The mayor's campaign committee has hired G. Patrick Gould, who is expected to play a lead role in Cicilline's reelection campaign next year and to then continue working for the mayor.

Gould previously lobbied for the City of Buffalo. According to a detailed account at Citizens for Responsibility and Ethics in Washington, Gould was found blameless after almost two years as the partner of Michael Scanlon.
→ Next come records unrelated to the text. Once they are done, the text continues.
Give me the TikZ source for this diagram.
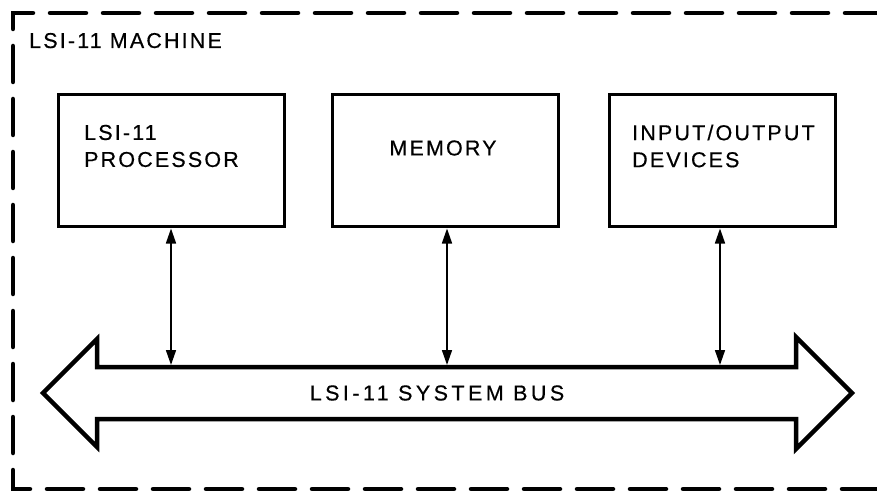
\documentclass[tikz,border=0pt]{standalone}
\usepackage{fontspec}
\setmainfont[LetterSpace=10,FakeBold=0.5]{Liberation Sans}
\newfontfamily\busfont[LetterSpace=16,FakeBold=0.5]{Liberation Sans}
\usetikzlibrary{arrows.meta}
\begin{document}
\begin{tikzpicture}[x=1pt,y=-1pt,
  blockbox/.style={draw,line width=3pt,minimum width=226pt,minimum height=132pt,inner sep=0pt},
  lbl/.style={font=\fontsize{21.5}{27}\selectfont,inner sep=0pt,align=left},
  buslink/.style={line width=1.6pt,{Triangle[length=15pt,width=10pt]}-{Triangle[length=15pt,width=10pt]}},
  frame/.style={line width=4.5pt,dash pattern=on 36pt off 17pt,dash phase=51pt,line cap=round,line join=miter}]
\useasboundingbox (0,0) rectangle (877,494);
% dashed machine frame
\coordinate (fbr) at (880,489);
\coordinate (fbl) at (13,489);
\coordinate (ftl) at (13,13);
\coordinate (ftr) at (880,13);
\draw[frame] (fbr) -- (fbl) -- (ftl) -- (ftr);
\node[lbl,anchor=base west] (mach) at (29,48) {LSI-11 MACHINE};
% blocks
\node[blockbox] (proc) at (171,161) {};
\node[blockbox] (mem) at (445.5,161) {};
\node[blockbox] (io) at (722,161) {};
\node[lbl,anchor=west] (proctxt) at (84,146) {LSI-11\\PROCESSOR};
\node[lbl] (memtxt) at (443,148) {MEMORY};
\node[lbl,anchor=west] (iotxt) at (632,146) {INPUT/OUTPUT\\DEVICES};
% bus
\draw[line width=4.5pt,line join=miter]
  (43,393) -- (97,339) -- (97,367) -- (796,367) -- (796,337) -- (852,393)
  -- (796,449) -- (796,419) -- (97,419) -- (97,447) -- cycle;
\node[lbl,font=\busfont\fontsize{21.5}{27}\selectfont] (bustxt) at (437,393) {LSI-11 SYSTEM BUS};
\coordinate (bp) at (171,365);
\coordinate (bm) at (447,365);
\coordinate (bi) at (720,365);
\draw[buslink] (proc.south -| bp) -- (bp);
\draw[buslink] (mem.south -| bm) -- (bm);
\draw[buslink] (io.south -| bi) -- (bi);
\end{tikzpicture}
\end{document}
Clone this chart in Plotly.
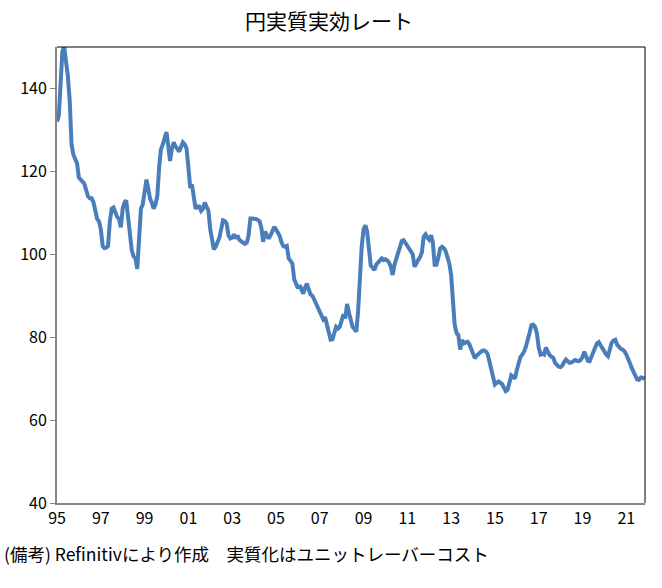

Scanlon was convicted of defrauding Indian tribes of $40 million in a scandal related to lobbyist Jack Abramoff.

According to documents released by the Senate Indian Affairs Committee, Gould received at least $225,000 from his partnership with Scanlon.

However, prosecutors have not implicated Gould in the plot Scanlon and Abramoff hatched to swindle Indian tribes of huge lobbying fees and court powerful figures such as then-House Majority Leader Tom DeLay, R-Texas.

Instead, Gould earned his keep by tending to his Buffalo-area clients and said he never noticed the scandal unfolding at the company that bore his name.

"A lot of this I learned as the average reader of the Washington Post would have learned it," Gould said. "I did none of the work for the tribes."

Gould and Cicilline's mayoral spokeswoman, Karen Southern, could not be immediately reached for comment. I'll update this with their comment if and when they respond.

A source with knowledge of Gould's hiring says Cicilline wasn't going to deny Gould a job because of his past partnership with Scanlon. "There's no connection" to wrongdoing, the source says. "There's nothing."

Here's some additional detail from the Citizens for Responsibility and Ethics' article, regarding what happened after Scanlon got in hot water:

Gould quickly hired Stanley Brand, a top D.C. defense attorney, who prepped him for his interview with the FBI and other federal agents in early 2005.

"They spent six hours rifling questions at me and found I added little or nothing to the investigation," Gould said.

Other sources confirmed that Gould was blindsided by his partner's actions. And the Senate investigators found Gould so irrelevant that they never even interviewed him.

To some, Gould's hiring might be seen as an attempt to plug a gap in the administrative talent surrounding Cicilline since former chief of staff Michael Mello left, eventually for a job with GTECH, and to help him overcome his various challenges over the last 18 months or so.

One source downplays the former, adding, however, that Cicilline "has talked about wanting a political operation."

Some of the goals of this political operation, the source says, would include helping turning out votes for statewide candidates; strengthening the mayor's message and its reach beyond Providence; and better organizing the city for political purposes -- "a combination of wanting to do here what Obama did on the national level." 

Gould has reportedly already started in his new assignment.